04/26/2018
Back in the day, engineers at Toyota invented a manufacturing and teamwork methodology called kaizen, which is still popular today. It’s often translated as “continuous improvement,” which would lead you to believe that it would be just perfect for the self- improvement, optimization, and life-hacking movement currently sweeping the planet. There’s only one hitch, though. One of kaizen’s guiding principles is sufficiency, making do with what you’ve got, adding as little as possible, and using imagination to let simple solutions emerge. The optimization movement seems generally to be driven by the opposite notion: insufficiency. You are never enough. There is never enough. There’s something wrong with you, and you’ve got to fix it. And when you’re done with that, find something else to fix. It’s not based on teamwork, either. It’s individualistic and even narcissistic at times: What the world needs now is a better me.

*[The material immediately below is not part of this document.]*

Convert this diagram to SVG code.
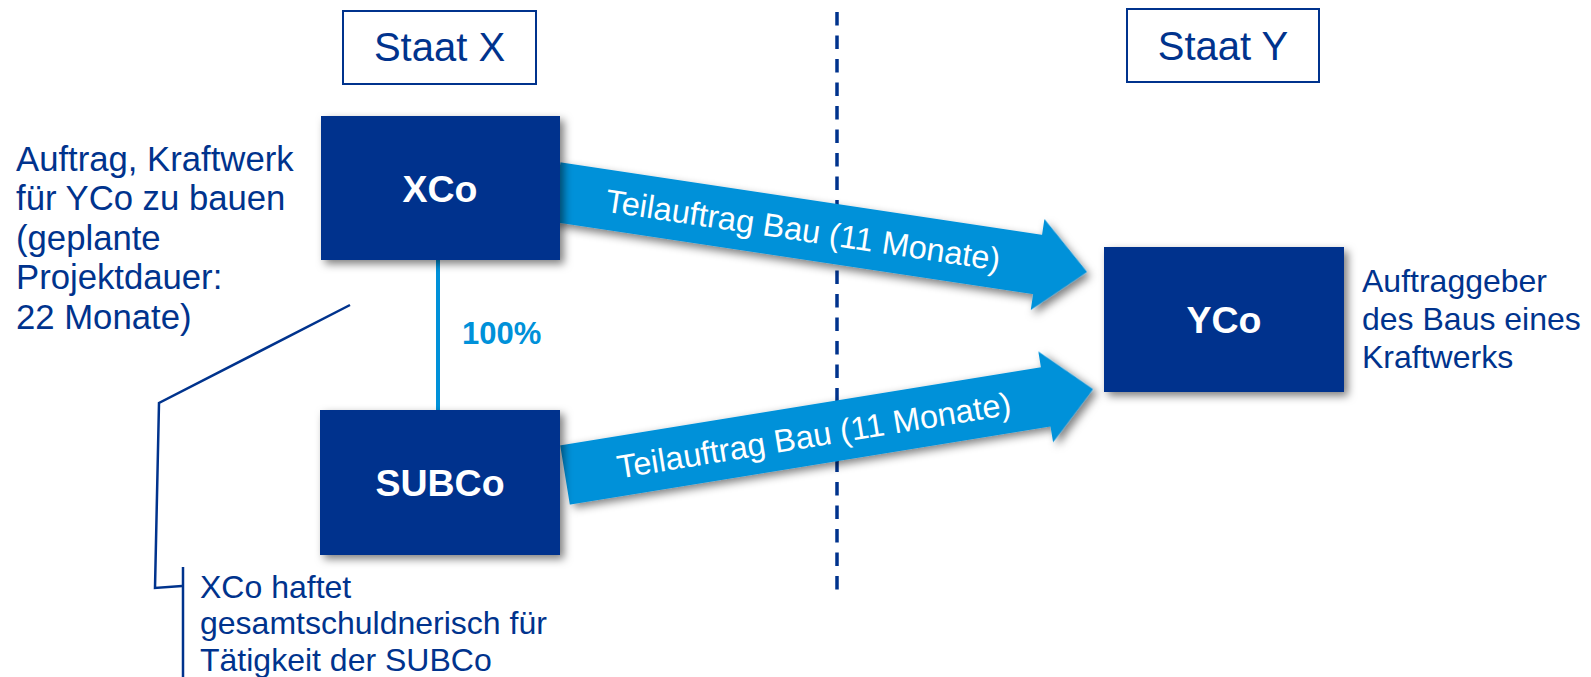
<svg xmlns="http://www.w3.org/2000/svg" width="1591" height="677" viewBox="0 0 1591 677">
<defs>
<filter id="sh" x="-10%" y="-20%" width="130%" height="150%">
<feDropShadow dx="4" dy="4" stdDeviation="4" flood-color="#000" flood-opacity="0.5"/>
</filter>
<style>
text{font-family:"Liberation Sans",Arial,sans-serif}
.state{fill:#fff;stroke:#00338D;stroke-width:2}
.stateT{font-size:40px;fill:#00338D;text-anchor:middle}
.co{fill:#00338D;filter:url(#sh)}
.coT{font-size:37.5px;font-weight:bold;fill:#fff;text-anchor:middle}
.arrow{fill:#0091D9;filter:url(#sh)}
.arrT{font-size:32.5px;fill:#fff;text-anchor:middle}
.note{font-size:32px;fill:#00338D}
.line{fill:none;stroke:#00338D;stroke-width:2.5}
</style>
</defs>
<rect width="1591" height="677" fill="#fff"/>

<g id="connectors">
<line x1="837" y1="12" x2="837" y2="590" stroke="#00338D" stroke-width="3.5" stroke-dasharray="13.5 10"/>
<line x1="438" y1="258" x2="438" y2="412" stroke="#0091D9" stroke-width="4"/>
<text x="462" y="344" font-size="31" font-weight="bold" fill="#0091D9" style="font-family:'Liberation Sans',Arial,sans-serif">100%</text>
<g id="arrow-upper" transform="translate(556,192) rotate(8.56)">
<polygon class="arrow" points="0,-30 487,-30 487,-46 537,0 487,46 487,30 0,30"/>
<text class="arrT" x="250" y="12">Teilauftrag Bau (11 Monate)</text>
</g>
<g id="arrow-lower" transform="translate(565,475) rotate(-9.23)">
<polygon class="arrow" points="0,-30 487,-30 487,-46 535,0 487,46 487,30 0,30"/>
<text class="arrT" x="252" y="12">Teilauftrag Bau (11 Monate)</text>
</g>
<polyline class="line" points="350,305 159,403 155,588 182,586"/>
<line class="line" x1="183" y1="567" x2="183" y2="677"/>
</g>

<g id="staat-x">
<rect class="state" x="343" y="11" width="193" height="73"/>
<text class="stateT" x="439.5" y="61">Staat X</text>
</g>
<g id="staat-y">
<rect class="state" x="1127" y="9" width="192" height="73"/>
<text class="stateT" x="1223" y="60">Staat Y</text>
</g>

<g id="xco">
<rect class="co" x="321" y="116" width="239" height="144"/>
<text class="coT" x="440" y="202">XCo</text>
</g>
<g id="subco">
<rect class="co" x="320" y="410" width="240" height="145"/>
<text class="coT" x="440" y="496">SUBCo</text>
</g>
<g id="yco">
<rect class="co" x="1104" y="247" width="240" height="145"/>
<text class="coT" x="1224" y="333">YCo</text>
</g>

<g id="note-left">
<text class="note" style="font-size:34.7px"><tspan x="16" y="171">Auftrag, Kraftwerk</tspan><tspan x="16" y="210">für YCo zu bauen</tspan><tspan x="16" y="250">(geplante</tspan><tspan x="16" y="289">Projektdauer:</tspan><tspan x="16" y="329">22 Monate)</tspan></text>
</g>
<g id="note-right">
<text class="note"><tspan x="1362" y="292">Auftraggeber</tspan><tspan x="1362" y="330">des Baus eines</tspan><tspan x="1362" y="368">Kraftwerks</tspan></text>
</g>
<g id="note-bottom">
<text class="note"><tspan x="200" y="598">XCo haftet</tspan><tspan x="200" y="634">gesamtschuldnerisch für</tspan><tspan x="200" y="671">Tätigkeit der SUBCo</tspan></text>
</g>
</svg>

Carl Cederström, a professor of organization studies at the Stockholm Business School, and André Spicer, an organizational behavior professor at the Cass Business School, City University of London, first teamed up to write their 2015 book, The Wellness Syndrome, which expanded on this very point. In the unending pursuit of the holy grail of “wellness,” it’s easy to detach from seeking solutions together with others and retreat into a moralistic, blaming culture where the greatest sin is to not take perfect care of yourself. They’re not suggesting we stop eating our vegetables and exercising and just let ourselves go. They are suggesting that we let go of the obsession and the fault-finding, though, and start focusing on community more. After all, the planet is crying out for group solutions.

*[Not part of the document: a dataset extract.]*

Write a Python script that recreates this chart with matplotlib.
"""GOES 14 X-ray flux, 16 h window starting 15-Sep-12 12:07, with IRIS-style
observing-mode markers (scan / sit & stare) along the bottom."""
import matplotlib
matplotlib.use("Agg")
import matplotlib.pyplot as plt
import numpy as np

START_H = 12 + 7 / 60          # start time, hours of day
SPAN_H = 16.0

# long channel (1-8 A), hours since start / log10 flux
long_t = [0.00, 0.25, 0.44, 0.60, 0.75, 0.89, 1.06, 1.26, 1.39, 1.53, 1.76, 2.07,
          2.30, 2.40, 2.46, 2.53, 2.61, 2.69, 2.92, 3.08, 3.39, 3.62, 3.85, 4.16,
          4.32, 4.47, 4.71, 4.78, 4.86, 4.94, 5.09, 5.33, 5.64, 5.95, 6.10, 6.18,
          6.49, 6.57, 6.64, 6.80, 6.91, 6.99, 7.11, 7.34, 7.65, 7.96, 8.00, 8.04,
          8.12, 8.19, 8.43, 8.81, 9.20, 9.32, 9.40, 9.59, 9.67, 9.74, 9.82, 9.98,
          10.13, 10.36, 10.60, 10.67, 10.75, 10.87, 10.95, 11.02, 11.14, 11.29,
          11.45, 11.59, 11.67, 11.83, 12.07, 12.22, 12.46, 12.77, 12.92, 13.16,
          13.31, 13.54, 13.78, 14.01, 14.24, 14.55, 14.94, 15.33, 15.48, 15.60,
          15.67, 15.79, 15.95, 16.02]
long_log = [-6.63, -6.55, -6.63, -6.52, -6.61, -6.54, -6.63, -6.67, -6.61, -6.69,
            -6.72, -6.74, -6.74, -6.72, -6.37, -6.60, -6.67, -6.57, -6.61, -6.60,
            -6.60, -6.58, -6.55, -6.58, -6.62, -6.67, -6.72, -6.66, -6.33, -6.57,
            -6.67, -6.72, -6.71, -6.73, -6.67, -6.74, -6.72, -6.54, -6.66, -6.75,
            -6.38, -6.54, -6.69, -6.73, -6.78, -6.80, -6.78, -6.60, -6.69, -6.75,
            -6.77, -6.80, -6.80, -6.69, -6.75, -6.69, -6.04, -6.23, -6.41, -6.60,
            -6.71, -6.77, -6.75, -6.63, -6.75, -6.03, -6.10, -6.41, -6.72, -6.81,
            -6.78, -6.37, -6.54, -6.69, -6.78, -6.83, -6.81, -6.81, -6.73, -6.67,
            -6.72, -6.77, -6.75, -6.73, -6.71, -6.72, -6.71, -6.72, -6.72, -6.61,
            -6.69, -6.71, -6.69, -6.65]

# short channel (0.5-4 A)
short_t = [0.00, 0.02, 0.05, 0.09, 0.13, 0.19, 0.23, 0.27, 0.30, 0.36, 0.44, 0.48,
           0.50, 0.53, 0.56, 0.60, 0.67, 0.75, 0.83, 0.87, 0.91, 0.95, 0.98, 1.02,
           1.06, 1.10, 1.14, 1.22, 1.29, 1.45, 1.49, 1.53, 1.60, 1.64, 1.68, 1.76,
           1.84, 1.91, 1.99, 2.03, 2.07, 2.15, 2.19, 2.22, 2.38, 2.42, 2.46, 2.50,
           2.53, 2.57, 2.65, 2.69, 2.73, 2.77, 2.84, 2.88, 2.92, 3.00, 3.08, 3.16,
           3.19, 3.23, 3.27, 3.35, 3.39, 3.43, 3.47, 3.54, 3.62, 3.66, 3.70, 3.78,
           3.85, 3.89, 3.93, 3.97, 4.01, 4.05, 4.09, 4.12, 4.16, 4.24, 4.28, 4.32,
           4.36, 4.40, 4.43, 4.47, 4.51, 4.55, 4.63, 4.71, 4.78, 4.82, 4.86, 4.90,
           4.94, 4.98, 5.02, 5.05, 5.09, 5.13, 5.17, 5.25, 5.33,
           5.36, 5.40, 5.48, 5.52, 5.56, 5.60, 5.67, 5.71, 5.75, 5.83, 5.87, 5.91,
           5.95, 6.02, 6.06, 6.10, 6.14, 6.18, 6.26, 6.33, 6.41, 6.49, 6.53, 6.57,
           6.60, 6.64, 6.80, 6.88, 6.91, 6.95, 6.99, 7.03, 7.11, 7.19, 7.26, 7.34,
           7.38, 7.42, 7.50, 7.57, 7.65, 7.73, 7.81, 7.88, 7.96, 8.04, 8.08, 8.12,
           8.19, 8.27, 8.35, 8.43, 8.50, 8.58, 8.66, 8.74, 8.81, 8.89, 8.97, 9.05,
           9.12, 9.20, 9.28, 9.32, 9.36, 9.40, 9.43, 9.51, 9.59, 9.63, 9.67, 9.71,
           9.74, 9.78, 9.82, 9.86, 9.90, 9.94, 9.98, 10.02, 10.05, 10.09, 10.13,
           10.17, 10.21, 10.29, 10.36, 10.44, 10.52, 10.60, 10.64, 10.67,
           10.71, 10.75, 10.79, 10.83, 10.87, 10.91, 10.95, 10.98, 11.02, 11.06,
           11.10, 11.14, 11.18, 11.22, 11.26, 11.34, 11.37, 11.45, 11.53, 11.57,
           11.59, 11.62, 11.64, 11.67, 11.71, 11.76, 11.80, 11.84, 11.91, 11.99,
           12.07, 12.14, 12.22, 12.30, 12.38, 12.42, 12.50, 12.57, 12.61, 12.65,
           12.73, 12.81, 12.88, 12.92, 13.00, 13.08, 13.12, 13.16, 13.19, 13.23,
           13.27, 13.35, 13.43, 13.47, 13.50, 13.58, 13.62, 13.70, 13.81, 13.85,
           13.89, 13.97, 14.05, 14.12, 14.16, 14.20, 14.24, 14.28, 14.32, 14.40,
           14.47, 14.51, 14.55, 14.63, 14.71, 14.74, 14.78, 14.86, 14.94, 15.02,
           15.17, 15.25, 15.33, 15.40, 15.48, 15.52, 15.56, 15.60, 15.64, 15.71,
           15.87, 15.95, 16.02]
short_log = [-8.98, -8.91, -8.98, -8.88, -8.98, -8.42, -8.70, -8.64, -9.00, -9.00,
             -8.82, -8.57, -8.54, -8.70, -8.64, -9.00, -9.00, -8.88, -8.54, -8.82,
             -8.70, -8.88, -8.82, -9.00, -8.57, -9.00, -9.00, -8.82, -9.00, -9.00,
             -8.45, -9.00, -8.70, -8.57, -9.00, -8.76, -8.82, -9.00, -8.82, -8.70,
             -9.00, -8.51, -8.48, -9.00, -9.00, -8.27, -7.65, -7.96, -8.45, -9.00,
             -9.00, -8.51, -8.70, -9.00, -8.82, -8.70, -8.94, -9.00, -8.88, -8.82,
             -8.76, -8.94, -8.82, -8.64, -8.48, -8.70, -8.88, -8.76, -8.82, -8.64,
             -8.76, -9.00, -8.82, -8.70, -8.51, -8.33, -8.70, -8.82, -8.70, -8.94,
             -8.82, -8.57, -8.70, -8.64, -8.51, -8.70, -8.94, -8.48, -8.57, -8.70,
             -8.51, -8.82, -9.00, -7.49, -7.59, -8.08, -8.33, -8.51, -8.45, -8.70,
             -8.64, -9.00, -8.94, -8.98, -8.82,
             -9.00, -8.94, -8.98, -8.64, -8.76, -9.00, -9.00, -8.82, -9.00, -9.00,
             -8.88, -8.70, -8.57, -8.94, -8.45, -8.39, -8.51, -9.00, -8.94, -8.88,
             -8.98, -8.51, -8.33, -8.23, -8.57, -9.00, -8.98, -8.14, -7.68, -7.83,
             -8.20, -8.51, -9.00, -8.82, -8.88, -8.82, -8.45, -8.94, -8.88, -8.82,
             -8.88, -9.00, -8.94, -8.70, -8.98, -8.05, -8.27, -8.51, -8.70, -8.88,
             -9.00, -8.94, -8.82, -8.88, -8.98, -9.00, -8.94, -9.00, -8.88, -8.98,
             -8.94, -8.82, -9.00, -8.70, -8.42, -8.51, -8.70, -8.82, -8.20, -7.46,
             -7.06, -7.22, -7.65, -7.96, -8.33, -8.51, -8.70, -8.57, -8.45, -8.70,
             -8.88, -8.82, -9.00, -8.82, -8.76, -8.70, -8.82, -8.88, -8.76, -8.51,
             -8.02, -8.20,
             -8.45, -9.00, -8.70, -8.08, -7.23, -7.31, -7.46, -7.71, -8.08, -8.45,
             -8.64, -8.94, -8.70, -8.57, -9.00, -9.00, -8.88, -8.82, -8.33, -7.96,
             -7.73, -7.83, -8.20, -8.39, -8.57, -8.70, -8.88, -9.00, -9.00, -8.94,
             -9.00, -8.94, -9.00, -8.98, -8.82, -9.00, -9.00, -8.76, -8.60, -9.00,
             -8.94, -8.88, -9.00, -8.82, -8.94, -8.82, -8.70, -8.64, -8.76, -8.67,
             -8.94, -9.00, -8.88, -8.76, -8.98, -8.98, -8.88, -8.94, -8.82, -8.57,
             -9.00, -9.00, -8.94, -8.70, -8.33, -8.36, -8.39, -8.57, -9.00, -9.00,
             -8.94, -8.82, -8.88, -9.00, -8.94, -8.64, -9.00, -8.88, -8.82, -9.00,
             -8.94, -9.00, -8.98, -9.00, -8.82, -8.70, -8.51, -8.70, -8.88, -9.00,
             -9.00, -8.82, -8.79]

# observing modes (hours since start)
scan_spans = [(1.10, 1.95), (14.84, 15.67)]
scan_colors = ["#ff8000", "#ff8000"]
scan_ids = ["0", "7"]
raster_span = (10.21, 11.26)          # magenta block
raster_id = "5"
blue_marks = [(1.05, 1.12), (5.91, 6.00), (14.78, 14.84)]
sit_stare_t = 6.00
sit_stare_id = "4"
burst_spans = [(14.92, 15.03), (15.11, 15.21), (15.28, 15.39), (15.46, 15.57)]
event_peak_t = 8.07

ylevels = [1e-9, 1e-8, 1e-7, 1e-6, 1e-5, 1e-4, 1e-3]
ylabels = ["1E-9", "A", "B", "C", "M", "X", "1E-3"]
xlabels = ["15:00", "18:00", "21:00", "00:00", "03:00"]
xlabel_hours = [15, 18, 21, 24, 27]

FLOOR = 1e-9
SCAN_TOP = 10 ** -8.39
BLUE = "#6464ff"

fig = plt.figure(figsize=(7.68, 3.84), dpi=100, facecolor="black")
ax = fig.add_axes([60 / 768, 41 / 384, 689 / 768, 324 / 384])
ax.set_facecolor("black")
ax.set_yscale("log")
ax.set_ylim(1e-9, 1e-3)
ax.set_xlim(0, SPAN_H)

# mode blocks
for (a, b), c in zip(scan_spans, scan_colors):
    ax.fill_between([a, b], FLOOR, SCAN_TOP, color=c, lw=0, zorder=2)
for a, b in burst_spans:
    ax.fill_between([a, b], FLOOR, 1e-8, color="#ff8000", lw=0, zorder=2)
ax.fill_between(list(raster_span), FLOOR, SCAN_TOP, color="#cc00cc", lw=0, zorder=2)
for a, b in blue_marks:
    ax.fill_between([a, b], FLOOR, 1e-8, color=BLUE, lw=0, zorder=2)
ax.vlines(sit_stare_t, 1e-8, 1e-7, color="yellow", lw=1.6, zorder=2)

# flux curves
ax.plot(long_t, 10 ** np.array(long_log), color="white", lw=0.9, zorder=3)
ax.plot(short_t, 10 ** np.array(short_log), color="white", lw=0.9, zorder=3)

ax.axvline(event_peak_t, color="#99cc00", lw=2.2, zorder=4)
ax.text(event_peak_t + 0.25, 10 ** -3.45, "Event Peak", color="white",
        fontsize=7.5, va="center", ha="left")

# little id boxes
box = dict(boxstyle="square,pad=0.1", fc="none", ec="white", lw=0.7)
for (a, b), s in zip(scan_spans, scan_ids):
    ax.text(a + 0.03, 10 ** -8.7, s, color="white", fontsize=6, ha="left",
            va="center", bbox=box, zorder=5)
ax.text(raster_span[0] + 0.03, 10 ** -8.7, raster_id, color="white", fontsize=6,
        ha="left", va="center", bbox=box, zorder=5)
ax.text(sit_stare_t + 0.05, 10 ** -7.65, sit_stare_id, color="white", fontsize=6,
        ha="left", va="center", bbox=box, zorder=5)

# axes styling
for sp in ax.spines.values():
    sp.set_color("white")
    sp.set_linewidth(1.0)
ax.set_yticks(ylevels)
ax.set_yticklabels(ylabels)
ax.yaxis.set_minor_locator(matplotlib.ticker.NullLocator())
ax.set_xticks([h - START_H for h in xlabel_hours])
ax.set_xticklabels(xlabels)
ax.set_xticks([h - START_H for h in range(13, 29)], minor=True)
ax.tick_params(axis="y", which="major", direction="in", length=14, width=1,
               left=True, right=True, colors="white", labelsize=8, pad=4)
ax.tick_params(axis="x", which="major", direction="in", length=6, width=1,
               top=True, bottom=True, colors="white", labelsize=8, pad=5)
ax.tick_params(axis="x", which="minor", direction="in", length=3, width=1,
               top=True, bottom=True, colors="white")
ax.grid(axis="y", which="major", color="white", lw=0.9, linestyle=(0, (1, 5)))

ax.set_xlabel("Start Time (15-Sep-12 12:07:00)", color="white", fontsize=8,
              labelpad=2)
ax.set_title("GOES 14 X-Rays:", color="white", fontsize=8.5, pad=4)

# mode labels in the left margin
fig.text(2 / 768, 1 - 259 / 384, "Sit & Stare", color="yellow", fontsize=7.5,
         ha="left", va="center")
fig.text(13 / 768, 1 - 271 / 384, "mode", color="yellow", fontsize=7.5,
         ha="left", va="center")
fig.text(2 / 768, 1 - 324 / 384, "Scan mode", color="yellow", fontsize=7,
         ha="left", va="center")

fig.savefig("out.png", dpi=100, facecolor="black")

In Desperately Seeking Self-Improvement, which serves as a kind of sequel, the two professors decide to research the phenomenon more deeply by making themselves the guinea pigs for all manner of optimization schemes, including electric-shocking to improve concentration, meditation-improving headbands, memory- boosting regimens, plastic surgery, and master cleansing, to name just a few. The book is a satirical take on the same territory covered in their first book, but this book, which chronicles their improvement schemes in daily journals running in parallel, leads them to some very funny—and also very painful and even a little disturbing—places. Do not try this at home.